Economy Not Nearly Good Enough To Take Credit For Everyone Getting Knocked Up Circa Sandy
Only your raw sexual magnetism/the lack of cable/light/food can do that.
Late last October, Hurricane Sandy pumped six feet of water into the lobby of a residential building in downtown Jersey City, trapping Meaghan B Murphy and her husband, Patrick, in their apartment and leaving them without electricity for days. Ms. Murphy, 37, deputy editor of Self magazine, is expected to give birth to her third child at the end of July. “We were content with two children; three were not in the plan,” she recalled. “But with no power, no TV, no lights, even without that much food, there was not much else to do.” “And my husband is so handsome,” she added of Mr. Murphy, a 33-year-old private client manager for a bank. “I couldn’t resist.” Call it Sandy Syndrome. Several New York hospitals are bracing for an increase in births during the last weeks of July and early August. That would be about nine months after power failures and floods caused by Hurricane Sandy paralyzed large swaths of the New York metropolitan area and kept couples at home.

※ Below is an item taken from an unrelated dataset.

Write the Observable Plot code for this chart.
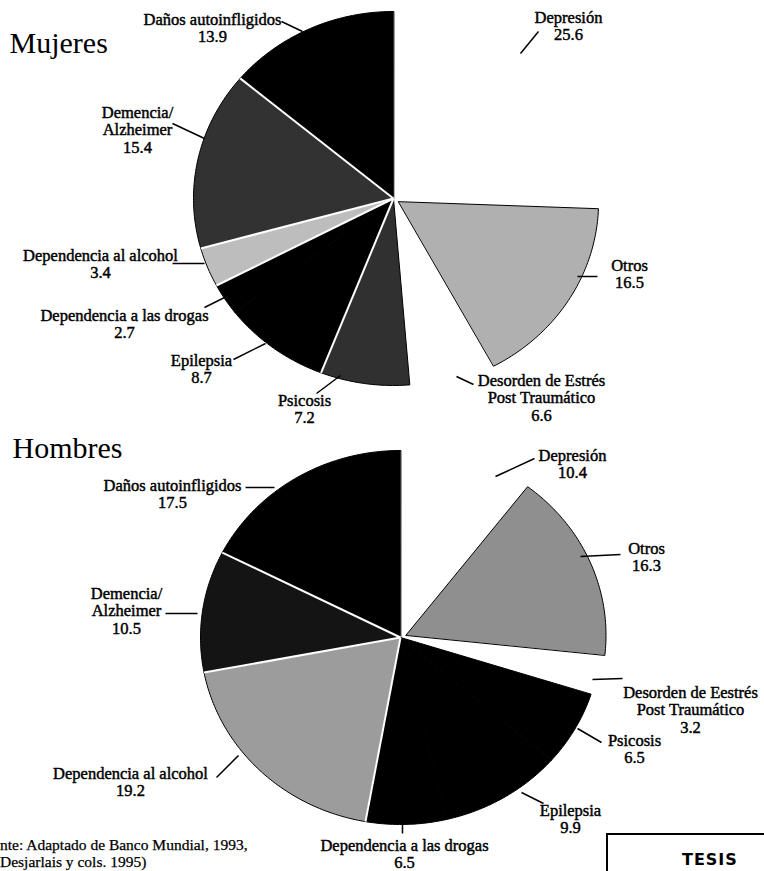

“There’s definitely an uptick,” said Dr. Jacques Moritz, director of the division of gynecology at St Luke’s-Roosevelt Hospital Center. “This is just old basic physiology. There’s no Internet and no cable. What else is there to do?’ Some doctors, while acknowledging the increase in the number of anticipated births, are reluctant to immediately make a correlation between the storm and the expected blip in the birthrate. “Obviously, people are talking about ‘Sandy babies,’ ” Dr. Grunebaum said. If there is an increase, it could be attributable to other factors, including an improving economy. Still, Dr. Moritz said, “I don’t think the economy has gotten good enough to say that last October people were deciding to have babies.”